* [REQUEST]: Below this line are records; write out exactly the lines from the one containing "Reproduce this chart with Apache ECharts." through the one containing "const truePoint = [0.307, 7.54];", with the pictures left out.

* [DATA SUPPLIED]:
┄┄┄┄┄┄

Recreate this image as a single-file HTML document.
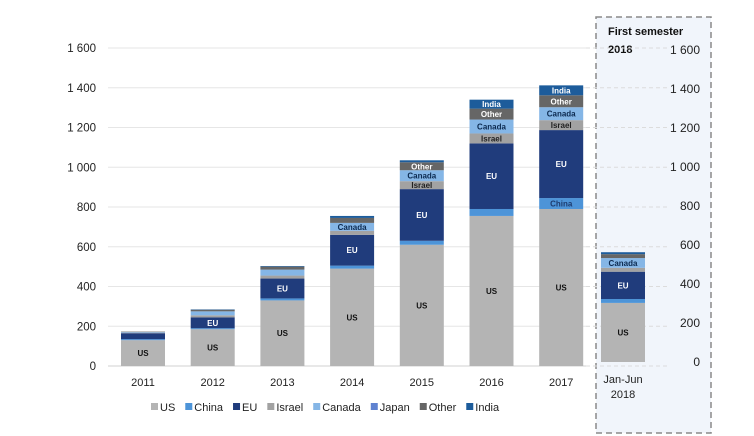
<!DOCTYPE html>
<html><head><meta charset="utf-8"><style>
body{margin:0;background:#fff;}
svg{display:block;font-family:"Liberation Sans",sans-serif;}
</style></head><body>
<svg id="chart" width="754" height="436">
<rect x="596" y="17" width="115" height="416" fill="#f1f5fb" stroke="#8a8a8a" stroke-width="1.5" stroke-dasharray="6,4"/>
<text x="608" y="35" font-size="11" font-weight="bold" fill="#111">First semester</text>
<text x="608" y="53" font-size="11" font-weight="bold" fill="#111">2018</text>
<g id="grid"></g><g id="bars"></g><g id="axes"></g>
<g id="legend"></g>
</svg>
<script>
const categories=["2011","2012","2013","2014","2015","2016","2017"];
const seriesNames=["US","China","EU","Israel","Canada","Japan","Other","India"];
const US=[130,185,330,490,610,755,790];
const China=[5,5,10,15,20,35,55];
const EU=[30,55,100,155,260,330,342];
const Israel=[3,10,15,20,40,50,50];
const Canada=[3,20,30,40,55,70,65];
const Japan=[0,0,0,0,0,0,0];
const Other=[2,8,15,25,40,55,60];
const India=[0,2,3,10,10,45,50];
const semester=[303,20,140,20,50,0,20,10];
const leftTicks=[0,200,400,600,800,1000,1200,1400,1600];
const tickLabels=["0","200","400","600","800","1 000","1 200","1 400","1 600"];
const colors=["#b4b4b4","#4d94d8","#203c7c","#a2a2a2","#85b6e6","#5f82d0","#666666","#1d5c9b"];
const textCol=["#111","#1d3b6e","#fff","#222","#0c2a50","#fff","#fff","#fff"];
const series=[US,China,EU,Israel,Canada,Japan,Other,India];
const svg=document.getElementById('chart');const NS="http://www.w3.org/2000/svg";
function mk(t,a,p){const e=document.createElementNS(NS,t);for(const k in a)e.setAttribute(k,a[k]);p.appendChild(e);return e;}
const y=v=>366-v*0.19875;
const yR=v=>362-v*0.195;
const x=i=>143+i*69.7;
const bw=44;
const grid=document.getElementById('grid'),bars=document.getElementById('bars'),axes=document.getElementById('axes');
leftTicks.forEach((t,i)=>{
 const g=mk('line',{x1:108,x2:586,y1:y(t),y2:y(t),stroke:i==0?'#d0d0d0':'#e6e6e6','stroke-width':1},grid);
 
 
 const d=mk('line',{x1:586,x2:668,y1:y(t),y2:y(t),stroke:'#dcdcdc','stroke-dasharray':'4,3'},grid);
 
 
 const l=mk('text',{x:96,y:y(t)+4,'font-size':11.5,'text-anchor':'end',fill:'#222'},axes);l.textContent=tickLabels[i];
 
 
 const r=mk('text',{x:700,y:yR(t)+4,'font-size':12,'text-anchor':'end',fill:'#222'},axes);r.textContent=tickLabels[i];
 
 
});
function drawBar(cx,vals,sc,name){
 let cum=0;
 vals.forEach((v,s)=>{
  if(v<=0)return;
  const y0=sc(cum),y1=sc(cum+v);cum+=v;
  const r=mk('rect',{x:cx-bw/2,y:y1,width:bw,height:y0-y1,fill:colors[s]},bars);
  
  
  if(y0-y1>=7){
   const t=mk('text',{x:cx,y:(y0+y1)/2+3,'font-size':8,'font-weight':'bold','text-anchor':'middle',fill:textCol[s]},bars);
   t.textContent=seriesNames[s];
   
   
  }
 });
}
categories.forEach((c,i)=>{
 drawBar(x(i),series.map(a=>a[i]),y,c);
 const t=mk('text',{x:x(i),y:386,'font-size':11,'text-anchor':'middle',fill:'#222'},axes);t.textContent=c;
 
 
});
drawBar(623,semester,yR,'jan-jun-2018');
[["Jan-Jun",383],["2018",398]].forEach(a=>{const t=mk('text',{x:623,y:a[1],'font-size':11,'text-anchor':'middle',fill:'#222'},axes);t.textContent=a[0];
 
 });
const lg=document.getElementById('legend');let lx=151;
seriesNames.forEach((n,s)=>{
 const r=mk('rect',{x:lx,y:403,width:7,height:7,fill:colors[s]},lg);
 
 
 const t=mk('text',{x:lx+9,y:411,'font-size':11,fill:'#222'},lg);t.textContent=n;
 
 
 lx+=9+t.getComputedTextLength()+10;
});
</script>
</body></html>
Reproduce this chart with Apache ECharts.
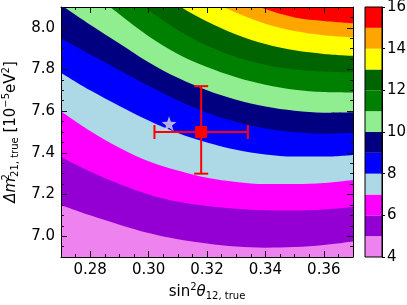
<!DOCTYPE html>
<html><head><meta charset="utf-8">
<script src="https://cdn.jsdelivr.net/npm/echarts@6/dist/echarts.min.js"></script>
<style>html,body{margin:0;padding:0;background:#fff}#c{width:407px;height:305px}</style>
</head><body><div id="c"></div>
<script>
// sin^2 theta12 sample positions
const xs = [0.27, 0.28, 0.29, 0.30, 0.31, 0.32, 0.33, 0.34, 0.35, 0.36, 0.37];
// contour boundaries (Delta m^2_21 in 1e-5 eV^2), one per level
const level5  = [7.15, 7.10, 7.055, 7.015, 6.985, 6.965, 6.95, 6.945, 6.948, 6.958, 6.975];
const level6  = [7.38, 7.31, 7.25, 7.20, 7.165, 7.145, 7.132, 7.125, 7.123, 7.128, 7.14];
const level7  = [7.60, 7.505, 7.425, 7.36, 7.315, 7.28, 7.26, 7.25, 7.25, 7.255, 7.27];
const level8  = [7.785, 7.70, 7.625, 7.555, 7.495, 7.45, 7.415, 7.392, 7.382, 7.382, 7.39];
const level9  = [7.95, 7.872, 7.797, 7.722, 7.652, 7.592, 7.548, 7.517, 7.499, 7.492, 7.497];
const level10 = [8.11, 8.015, 7.925, 7.835, 7.76, 7.70, 7.655, 7.622, 7.602, 7.593, 7.595];
const level11 = [8.29, 8.175, 8.065, 7.96, 7.875, 7.812, 7.763, 7.727, 7.703, 7.692, 7.69];
const level12 = [8.41, 8.30, 8.19, 8.085, 7.99, 7.915, 7.86, 7.823, 7.80, 7.79, 7.785];
const level13 = [8.55, 8.44, 8.33, 8.215, 8.11, 8.03, 7.968, 7.922, 7.892, 7.875, 7.866];
const level14 = [8.62, 8.51, 8.40, 8.29, 8.20, 8.135, 8.073, 8.02, 7.985, 7.965, 7.955];
const level15 = [8.65, 8.56, 8.47, 8.38, 8.29, 8.21, 8.145, 8.09, 8.05, 8.033, 8.022];
const levelValues = [5, 6, 7, 8, 9, 10, 11, 12, 13, 14, 15];
// colour bands 4-5, 5-6, ..., 15-16
const bandEdges = [4, 5, 6, 7, 8, 9, 10, 11, 12, 13, 14, 15, 16];
const bandColors = ['#ee82ee', '#9400d3', '#ff00ff', '#add8e6', '#0000ff', '#000080',
                    '#90ee90', '#008000', '#006400', '#ffff00', '#ffa500', '#ff0000'];
// tick labels
const xTicks = [0.28, 0.30, 0.32, 0.34, 0.36];
const yTicks = [7.0, 7.2, 7.4, 7.6, 7.8, 8.0];
const cbTicks = [4, 6, 8, 10, 12, 14, 16];
// best fit with errors, and true point
const bestFit = [0.318, 7.50];
const xErr = [0.302, 0.334];
const yErr = [7.30, 7.72];
const truePoint = [0.307, 7.54];

const levels = [level5, level6, level7, level8, level9, level10, level11, level12, level13, level14, level15];
const FONT = 'DejaVu Sans';
const TICK = '#111';

const chart = echarts.init(document.getElementById('c'), null, {renderer: 'canvas'});

const series = [];
for (let i = levels.length - 1; i >= 0; i--) {
  const lv = levelValues[i];
  series.push({
    type: 'line', xAxisIndex: 0, yAxisIndex: 0,
    data: xs.map((x, j) => [x, levels[i][j]]),
    smooth: 0.35, showSymbol: false, symbol: 'none', silent: true,
    lineStyle: {width: 0},
    areaStyle: {color: bandColors[bandEdges.indexOf(lv) - 1], opacity: 1, origin: 'start'},
    z: 2 + (levels.length - i) * 0.01,
    animation: false
  });
}
series.push({
  type: 'scatter', xAxisIndex: 0, yAxisIndex: 0, data: [truePoint],
  symbol: 'path://M0,-10 L2.35,-3.24 L9.51,-3.09 L3.8,1.24 L5.88,8.09 L0,4 L-5.88,8.09 L-3.8,1.24 L-9.51,-3.09 L-2.35,-3.24 Z',
  symbolSize: 15, itemStyle: {color: '#dcdcdc'}, z: 5, animation: false
});
series.push({
  type: 'custom', xAxisIndex: 0, yAxisIndex: 0,
  data: [[bestFit[0], bestFit[1], xErr[0], xErr[1], yErr[0], yErr[1]]],
  renderItem: function (params, api) {
    const c = api.coord([api.value(0), api.value(1)]);
    const l = api.coord([api.value(2), api.value(1)]);
    const r = api.coord([api.value(3), api.value(1)]);
    const b = api.coord([api.value(0), api.value(4)]);
    const t = api.coord([api.value(0), api.value(5)]);
    const st = {stroke: '#ff0000', lineWidth: 2};
    const cap = 7, sq = 12;
    return {type: 'group', children: [
      {type: 'line', shape: {x1: l[0], y1: l[1], x2: r[0], y2: r[1]}, style: st},
      {type: 'line', shape: {x1: b[0], y1: b[1], x2: t[0], y2: t[1]}, style: st},
      {type: 'line', shape: {x1: l[0], y1: l[1] - cap, x2: l[0], y2: l[1] + cap}, style: st},
      {type: 'line', shape: {x1: r[0], y1: r[1] - cap, x2: r[0], y2: r[1] + cap}, style: st},
      {type: 'line', shape: {x1: t[0] - cap, y1: t[1], x2: t[0] + cap, y2: t[1]}, style: st},
      {type: 'line', shape: {x1: b[0] - cap, y1: b[1], x2: b[0] + cap, y2: b[1]}, style: st},
      {type: 'rect', shape: {x: c[0] - sq / 2, y: c[1] - sq / 2, width: sq, height: sq}, style: {fill: '#ff0000'}}
    ]};
  },
  z: 6, animation: false
});
// colour bar: transparent base up to the first edge, then one block per band
series.push({
  type: 'bar', xAxisIndex: 4, yAxisIndex: 4, stack: 'cb',
  data: [bandEdges[0]], barWidth: '100%',
  itemStyle: {color: 'rgba(0,0,0,0)'}, silent: true, animation: false
});
for (let k = 0; k < bandColors.length; k++) {
  series.push({
    type: 'bar', xAxisIndex: 4, yAxisIndex: 4, stack: 'cb',
    data: [bandEdges[k + 1] - bandEdges[k]], barWidth: '100%',
    itemStyle: {color: bandColors[k]}, silent: true, animation: false
  });
}

const lab = {fontFamily: FONT, fontSize: 15, color: '#000'};
const richName = {
  n: {fontFamily: FONT, fontSize: 15, color: '#000'},
  it: {fontFamily: FONT, fontSize: 15, fontStyle: 'italic', color: '#000'},
  sup: {fontFamily: FONT, fontSize: 10, color: '#000', padding: [0, 0, 9, 0]},
  supz: {fontFamily: FONT, fontSize: 10, color: '#000', padding: [0, 0, 9, 0], width: 1},
  sub: {fontFamily: FONT, fontSize: 10, color: '#000', padding: [8, 0, 0, 0]}
};
function majorAxis(pos, vals, showLabel, fmt, extra) {
  return Object.assign({
    type: 'value', gridIndex: 0, position: pos, z: 10,
    axisLine: {show: true, onZero: false, lineStyle: {color: '#000', width: 1}},
    axisTick: {show: true, inside: true, length: 6, customValues: vals, lineStyle: {color: TICK}},
    axisLabel: Object.assign({show: showLabel, customValues: vals, formatter: fmt, margin: 6}, lab),
    splitLine: {show: false}
  }, extra);
}
function minorAxis(pos, interval, extra) {
  return Object.assign({
    type: 'value', gridIndex: 0, position: pos, z: 10, interval: interval,
    axisLine: {show: false}, axisLabel: {show: false}, splitLine: {show: false},
    axisTick: {show: true, inside: true, length: 3, lineStyle: {color: TICK}}
  }, extra);
}
const xr = {min: 0.27, max: 0.37};
const yr = {min: 6.9, max: 8.1};
const fx = v => v.toFixed(2), fy = v => v.toFixed(1);

const option = {
  animation: false,
  backgroundColor: '#fff',
  grid: [
    {left: 61, top: 7, width: 292, height: 250, show: true, backgroundColor: bandColors[bandColors.length - 1], borderWidth: 0, outerBoundsMode: 'none', containLabel: false},
    {left: 365, top: 7, width: 17, height: 250, outerBoundsMode: 'none', containLabel: false}
  ],
  xAxis: [
    majorAxis('bottom', xTicks, true, fx, Object.assign({
      name: '{n|sin}{sup|2}{it|θ}{sub|12, true}', nameLocation: 'middle', nameGap: 24,
      nameTextStyle: {rich: richName}
    }, xr)),
    minorAxis('bottom', 0.005, xr),
    majorAxis('top', xTicks, false, fx, xr),
    minorAxis('top', 0.005, xr),
    {type: 'category', gridIndex: 1, data: ['cb'], show: false}
  ],
  yAxis: [
    majorAxis('left', yTicks, true, fy, Object.assign({
      name: '{it|Δm}{supz|2}{sub|21, true}{n| [10}{sup|−5}{n|eV}{sup|2}{n|]}', nameLocation: 'middle', nameGap: 40, nameRotate: 90,
      nameTextStyle: {rich: richName}
    }, yr)),
    minorAxis('left', 0.05, yr),
    majorAxis('right', yTicks, false, fy, yr),
    minorAxis('right', 0.05, yr),
    {type: 'value', gridIndex: 1, position: 'right', min: 4, max: 16, interval: 2, z: 10,
     axisLine: {show: true, lineStyle: {color: '#000'}},
     axisTick: {show: true, inside: false, length: 3, lineStyle: {color: '#000'}},
     axisLabel: Object.assign({margin: 5}, lab),
     splitLine: {show: false}}
  ],
  graphic: [
    {type: 'rect', shape: {x: 365, y: 7, width: 17, height: 250}, style: {fill: 'none', stroke: '#000', lineWidth: 1}, z: 100}
  ],
  series: series
};
chart.setOption(option);
</script></body></html>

┄┄┄┄┄┄

* [WRITTEN SOLUTION]:
Reproduce this chart with Apache ECharts.
<!DOCTYPE html>
<html><head><meta charset="utf-8">
<script src="https://cdn.jsdelivr.net/npm/echarts@6/dist/echarts.min.js"></script>
<style>html,body{margin:0;padding:0;background:#fff}#c{width:407px;height:305px}</style>
</head><body><div id="c"></div>
<script>
// sin^2 theta12 sample positions
const xs = [0.27, 0.28, 0.29, 0.30, 0.31, 0.32, 0.33, 0.34, 0.35, 0.36, 0.37];
// contour boundaries (Delta m^2_21 in 1e-5 eV^2), one per level
const level5  = [7.15, 7.10, 7.055, 7.015, 6.985, 6.965, 6.95, 6.945, 6.948, 6.958, 6.975];
const level6  = [7.38, 7.31, 7.25, 7.20, 7.165, 7.145, 7.132, 7.125, 7.123, 7.128, 7.14];
const level7  = [7.60, 7.505, 7.425, 7.36, 7.315, 7.28, 7.26, 7.25, 7.25, 7.255, 7.27];
const level8  = [7.785, 7.70, 7.625, 7.555, 7.495, 7.45, 7.415, 7.392, 7.382, 7.382, 7.39];
const level9  = [7.95, 7.872, 7.797, 7.722, 7.652, 7.592, 7.548, 7.517, 7.499, 7.492, 7.497];
const level10 = [8.11, 8.015, 7.925, 7.835, 7.76, 7.70, 7.655, 7.622, 7.602, 7.593, 7.595];
const level11 = [8.29, 8.175, 8.065, 7.96, 7.875, 7.812, 7.763, 7.727, 7.703, 7.692, 7.69];
const level12 = [8.41, 8.30, 8.19, 8.085, 7.99, 7.915, 7.86, 7.823, 7.80, 7.79, 7.785];
const level13 = [8.55, 8.44, 8.33, 8.215, 8.11, 8.03, 7.968, 7.922, 7.892, 7.875, 7.866];
const level14 = [8.62, 8.51, 8.40, 8.29, 8.20, 8.135, 8.073, 8.02, 7.985, 7.965, 7.955];
const level15 = [8.65, 8.56, 8.47, 8.38, 8.29, 8.21, 8.145, 8.09, 8.05, 8.033, 8.022];
const levelValues = [5, 6, 7, 8, 9, 10, 11, 12, 13, 14, 15];
// colour bands 4-5, 5-6, ..., 15-16
const bandEdges = [4, 5, 6, 7, 8, 9, 10, 11, 12, 13, 14, 15, 16];
const bandColors = ['#ee82ee', '#9400d3', '#ff00ff', '#add8e6', '#0000ff', '#000080',
                    '#90ee90', '#008000', '#006400', '#ffff00', '#ffa500', '#ff0000'];
// tick labels
const xTicks = [0.28, 0.30, 0.32, 0.34, 0.36];
const yTicks = [7.0, 7.2, 7.4, 7.6, 7.8, 8.0];
const cbTicks = [4, 6, 8, 10, 12, 14, 16];
// best fit with errors, and true point
const bestFit = [0.318, 7.50];
const xErr = [0.302, 0.334];
const yErr = [7.30, 7.72];
const truePoint = [0.307, 7.54];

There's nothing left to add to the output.